* Start *
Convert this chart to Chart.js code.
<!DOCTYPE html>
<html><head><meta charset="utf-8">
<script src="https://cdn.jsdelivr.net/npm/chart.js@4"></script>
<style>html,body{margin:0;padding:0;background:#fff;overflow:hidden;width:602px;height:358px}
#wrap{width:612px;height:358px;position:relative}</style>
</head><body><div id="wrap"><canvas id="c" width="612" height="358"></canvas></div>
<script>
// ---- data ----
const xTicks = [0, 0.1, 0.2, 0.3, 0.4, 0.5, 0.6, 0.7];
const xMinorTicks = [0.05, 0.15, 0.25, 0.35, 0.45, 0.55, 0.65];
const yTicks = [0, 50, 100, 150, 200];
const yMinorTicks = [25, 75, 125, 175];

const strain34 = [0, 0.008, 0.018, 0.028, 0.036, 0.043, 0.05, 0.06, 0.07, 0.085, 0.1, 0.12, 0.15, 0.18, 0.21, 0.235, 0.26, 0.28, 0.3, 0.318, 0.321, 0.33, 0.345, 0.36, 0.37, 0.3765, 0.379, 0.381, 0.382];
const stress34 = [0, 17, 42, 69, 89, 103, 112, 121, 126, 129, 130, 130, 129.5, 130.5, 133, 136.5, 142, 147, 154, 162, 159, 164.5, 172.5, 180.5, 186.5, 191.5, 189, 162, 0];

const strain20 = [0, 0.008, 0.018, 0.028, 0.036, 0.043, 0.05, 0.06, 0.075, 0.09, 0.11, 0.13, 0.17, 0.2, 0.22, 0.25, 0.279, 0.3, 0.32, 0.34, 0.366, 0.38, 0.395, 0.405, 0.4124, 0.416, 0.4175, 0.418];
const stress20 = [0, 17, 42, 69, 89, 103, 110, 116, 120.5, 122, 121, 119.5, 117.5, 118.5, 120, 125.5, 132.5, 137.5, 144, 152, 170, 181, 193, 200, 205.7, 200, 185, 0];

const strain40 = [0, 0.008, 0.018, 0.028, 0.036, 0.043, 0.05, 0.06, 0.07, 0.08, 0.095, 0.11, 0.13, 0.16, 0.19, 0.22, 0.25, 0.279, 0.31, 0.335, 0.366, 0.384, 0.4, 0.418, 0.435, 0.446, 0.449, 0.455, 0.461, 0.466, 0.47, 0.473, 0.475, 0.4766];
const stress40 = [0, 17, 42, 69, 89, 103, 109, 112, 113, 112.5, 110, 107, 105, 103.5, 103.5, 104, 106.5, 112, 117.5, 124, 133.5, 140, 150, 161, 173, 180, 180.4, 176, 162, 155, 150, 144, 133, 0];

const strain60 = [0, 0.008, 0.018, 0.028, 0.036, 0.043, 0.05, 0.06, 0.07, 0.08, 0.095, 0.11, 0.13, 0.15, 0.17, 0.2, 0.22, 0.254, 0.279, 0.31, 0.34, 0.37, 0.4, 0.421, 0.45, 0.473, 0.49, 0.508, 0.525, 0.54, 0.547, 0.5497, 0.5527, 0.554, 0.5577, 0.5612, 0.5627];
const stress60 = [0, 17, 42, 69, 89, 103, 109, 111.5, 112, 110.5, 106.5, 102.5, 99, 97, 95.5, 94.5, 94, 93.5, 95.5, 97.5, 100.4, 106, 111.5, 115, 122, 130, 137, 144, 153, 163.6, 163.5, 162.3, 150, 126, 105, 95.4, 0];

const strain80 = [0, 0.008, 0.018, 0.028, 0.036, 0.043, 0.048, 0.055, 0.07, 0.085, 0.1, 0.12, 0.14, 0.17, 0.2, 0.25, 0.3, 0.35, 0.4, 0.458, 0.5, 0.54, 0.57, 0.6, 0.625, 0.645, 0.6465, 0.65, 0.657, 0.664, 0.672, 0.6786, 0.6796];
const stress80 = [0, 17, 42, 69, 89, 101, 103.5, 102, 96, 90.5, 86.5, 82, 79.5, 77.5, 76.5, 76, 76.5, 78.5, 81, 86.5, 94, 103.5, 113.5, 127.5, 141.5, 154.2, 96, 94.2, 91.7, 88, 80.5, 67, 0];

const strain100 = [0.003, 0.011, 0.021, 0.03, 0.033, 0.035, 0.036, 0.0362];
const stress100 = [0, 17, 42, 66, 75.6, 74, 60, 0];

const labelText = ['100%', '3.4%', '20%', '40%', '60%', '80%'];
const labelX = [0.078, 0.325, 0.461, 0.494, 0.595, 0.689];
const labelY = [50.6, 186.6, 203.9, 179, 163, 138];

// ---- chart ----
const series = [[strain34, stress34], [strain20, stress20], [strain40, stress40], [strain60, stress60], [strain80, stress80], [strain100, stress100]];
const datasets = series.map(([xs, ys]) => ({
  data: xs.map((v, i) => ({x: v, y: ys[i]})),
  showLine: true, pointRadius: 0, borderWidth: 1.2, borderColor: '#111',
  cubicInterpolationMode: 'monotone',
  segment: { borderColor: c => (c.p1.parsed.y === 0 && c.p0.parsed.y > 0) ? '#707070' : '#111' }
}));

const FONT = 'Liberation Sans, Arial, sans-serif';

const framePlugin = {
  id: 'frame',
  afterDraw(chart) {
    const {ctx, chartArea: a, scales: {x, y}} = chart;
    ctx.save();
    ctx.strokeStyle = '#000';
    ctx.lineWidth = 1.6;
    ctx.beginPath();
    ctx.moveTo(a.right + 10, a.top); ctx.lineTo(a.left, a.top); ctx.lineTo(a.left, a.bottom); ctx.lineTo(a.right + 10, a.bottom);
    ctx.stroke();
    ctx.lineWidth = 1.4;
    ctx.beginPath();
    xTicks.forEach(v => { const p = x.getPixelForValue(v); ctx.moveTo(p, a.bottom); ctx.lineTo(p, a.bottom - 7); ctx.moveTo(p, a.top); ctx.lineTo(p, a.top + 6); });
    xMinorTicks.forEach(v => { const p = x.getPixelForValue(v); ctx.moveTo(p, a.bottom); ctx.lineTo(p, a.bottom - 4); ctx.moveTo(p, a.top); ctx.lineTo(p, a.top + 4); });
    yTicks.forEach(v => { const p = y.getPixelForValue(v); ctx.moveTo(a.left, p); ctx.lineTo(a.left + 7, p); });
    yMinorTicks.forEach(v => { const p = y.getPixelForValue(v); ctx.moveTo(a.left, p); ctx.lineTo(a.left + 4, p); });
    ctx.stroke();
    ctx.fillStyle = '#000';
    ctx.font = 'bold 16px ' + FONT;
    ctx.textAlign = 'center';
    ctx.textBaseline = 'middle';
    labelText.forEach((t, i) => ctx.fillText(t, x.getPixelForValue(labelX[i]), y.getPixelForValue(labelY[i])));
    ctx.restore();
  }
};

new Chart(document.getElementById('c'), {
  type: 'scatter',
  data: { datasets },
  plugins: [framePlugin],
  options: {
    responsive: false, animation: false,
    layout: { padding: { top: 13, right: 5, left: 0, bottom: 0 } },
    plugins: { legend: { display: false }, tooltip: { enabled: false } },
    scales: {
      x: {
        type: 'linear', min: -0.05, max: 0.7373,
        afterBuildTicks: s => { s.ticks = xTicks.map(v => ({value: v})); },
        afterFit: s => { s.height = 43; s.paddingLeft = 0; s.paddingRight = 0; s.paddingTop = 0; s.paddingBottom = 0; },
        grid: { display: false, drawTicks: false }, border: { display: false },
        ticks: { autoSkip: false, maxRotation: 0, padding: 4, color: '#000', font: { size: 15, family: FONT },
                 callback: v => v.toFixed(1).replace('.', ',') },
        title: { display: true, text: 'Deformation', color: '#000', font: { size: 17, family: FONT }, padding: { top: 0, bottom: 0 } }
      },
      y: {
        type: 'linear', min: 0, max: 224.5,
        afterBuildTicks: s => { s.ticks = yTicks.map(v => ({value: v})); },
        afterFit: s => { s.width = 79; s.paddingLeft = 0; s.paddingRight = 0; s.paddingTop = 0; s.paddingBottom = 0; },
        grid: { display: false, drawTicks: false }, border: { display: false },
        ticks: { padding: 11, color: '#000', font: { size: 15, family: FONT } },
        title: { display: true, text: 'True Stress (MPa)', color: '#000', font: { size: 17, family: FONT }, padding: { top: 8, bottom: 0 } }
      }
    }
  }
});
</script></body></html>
* End *
* Start *
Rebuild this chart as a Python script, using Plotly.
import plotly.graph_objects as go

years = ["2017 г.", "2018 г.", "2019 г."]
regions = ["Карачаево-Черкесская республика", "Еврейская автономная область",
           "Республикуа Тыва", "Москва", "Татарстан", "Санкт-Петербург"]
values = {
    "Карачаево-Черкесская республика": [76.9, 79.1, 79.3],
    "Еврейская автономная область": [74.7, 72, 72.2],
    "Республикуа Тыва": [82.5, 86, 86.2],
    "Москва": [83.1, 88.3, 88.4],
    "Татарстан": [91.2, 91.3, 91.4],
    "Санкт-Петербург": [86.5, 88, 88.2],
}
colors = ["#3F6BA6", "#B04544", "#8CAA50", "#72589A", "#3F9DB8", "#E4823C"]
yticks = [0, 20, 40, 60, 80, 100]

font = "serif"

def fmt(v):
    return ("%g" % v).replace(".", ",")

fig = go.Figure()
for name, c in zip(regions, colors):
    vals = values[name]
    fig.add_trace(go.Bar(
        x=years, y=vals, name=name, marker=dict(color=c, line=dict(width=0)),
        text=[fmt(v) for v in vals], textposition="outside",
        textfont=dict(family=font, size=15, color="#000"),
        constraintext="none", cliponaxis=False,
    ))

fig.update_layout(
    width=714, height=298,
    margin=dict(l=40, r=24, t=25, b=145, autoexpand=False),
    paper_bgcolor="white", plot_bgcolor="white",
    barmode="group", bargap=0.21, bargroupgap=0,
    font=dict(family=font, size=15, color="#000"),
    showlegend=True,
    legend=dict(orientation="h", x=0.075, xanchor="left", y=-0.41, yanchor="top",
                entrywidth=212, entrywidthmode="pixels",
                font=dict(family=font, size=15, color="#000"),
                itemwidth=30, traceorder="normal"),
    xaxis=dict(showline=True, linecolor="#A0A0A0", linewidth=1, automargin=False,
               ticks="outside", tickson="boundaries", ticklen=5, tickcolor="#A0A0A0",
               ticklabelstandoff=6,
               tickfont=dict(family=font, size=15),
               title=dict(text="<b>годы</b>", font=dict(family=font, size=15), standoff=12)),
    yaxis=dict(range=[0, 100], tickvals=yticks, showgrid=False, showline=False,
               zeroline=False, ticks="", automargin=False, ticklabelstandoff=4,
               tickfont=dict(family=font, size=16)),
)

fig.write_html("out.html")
* End *
For each line in the data above that contains the string "this", extract the line.

▸ TASK OUTPUT:
Convert this chart to Chart.js code.
Rebuild this chart as a Python script, using Plotly.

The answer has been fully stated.